The system faced regular criticism for its inability to effectively prioritise those most in need of returning to New Zealand.
One of the most reported cases was that of journalist Charlotte Bellis, who was initially refused an emergency MIQ spot, despite being stuck in Taliban-controlled Afghanistan while pregnant. She was eventually granted an emergency spot after mounting public pressure.
In April, the High Court found that the MIQ system didn’t allow for individual circumstances to be considered and prioritised, and examples of extreme delays were not prioritised.
Justice Jillian Mallon said the Government had failed to show why an online system couldn’t have prioritised New Zealand citizens or those who had faced significant delay.
“The emergency allocation process as it operated was an inadequate method of seeking to ensure that New Zealanders could return if they were facing unreasonable delays or had a need to return that warranted priority.
“It was inevitable that the system would operate unjustly in some individual cases because of this.”
Covid-19 Response Minister Dr Ayesha Verrall appeared before the health select committee this morning to argue the case for continuing the Covid-19 Public Health Response Act through to May 13, 2023.
In responding to a question from National Party health spokesman Dr Shane Reti, Verrall said April’s court ruling did not include another “obvious solution” to the “very difficult” problem posed by MIQ allocations and policy work was ongoing in that area.
“We do continue to have officials working on preparedness for any future variants and incorporating the findings of the court into how a future allocation system might work,” she told committee members.
“The search for a better solution is one that needs to continue to be worked on should it ever be needed again.”
Reti, speaking to the Herald after the committee meeting, said the apparent lack of progress was disappointing.

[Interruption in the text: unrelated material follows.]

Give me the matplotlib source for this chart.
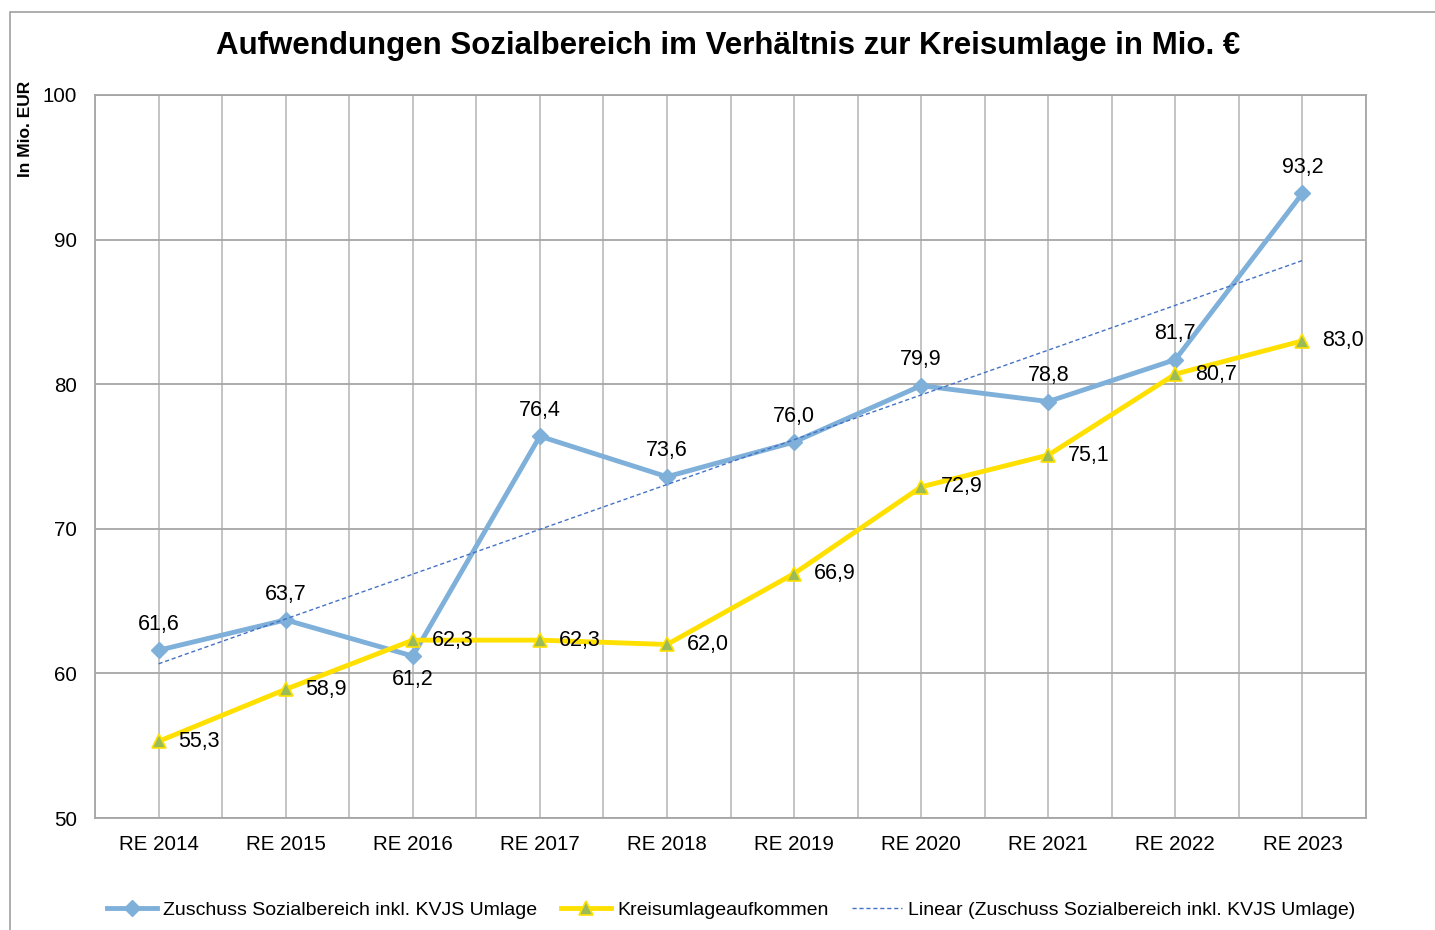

“If things start to progress and we need to activate closed borders, that policy needs to be in place.
“Would we prioritise for essential services, would we prioritise for illness, would we prioritise family over tourists? None of this is epiphanous and one would have thought that work was already done before the [High Court] case was concluded, but it’s clearly not complete here today.”
Reti believed a new system should be developed with full public input through an expedited select committee process to ensure it was completed quickly.
In the circumstance a MIQ allocation system was required immediately, it was understood the system found to be unjust would not be re-introduced in its same form.
In a Quarantine and Isolation Capability Readiness Plan, published by the Ministry of Business of Innovation and Employment in August, it said the system’s functionality would be reviewed to ensure it was “in line with recommendations at the end of MIQ”.
During the committee meeting, Reti asked Verrall what options people had to seek compensation from the Government if they had been disadvantaged by the MIQ allocation system.
One of Verrall’s advisors indicated compensation claims could be raised individually with the Crown.
Reti, speaking to the Herald, said he had been contacted by a person whose citizenship had been compromised by their inability to return to New Zealand after leaving to attend to a sick relative and being unable to secure a MIQ spot.
He said the person’s predicament was currently being presided over by Immigration New Zealand but should they not be successful, Reti indicated he could assist them through the pathway referenced by Verrall’s advisor.
Speaking to New Zealand’s current Covid-19 situation, Verrall said the situation remained uncertain, given the mix of subvariants observed globally.
She referenced the 21,595 new cases from the past week, but noted a potential slowing in the rate of increase of cases.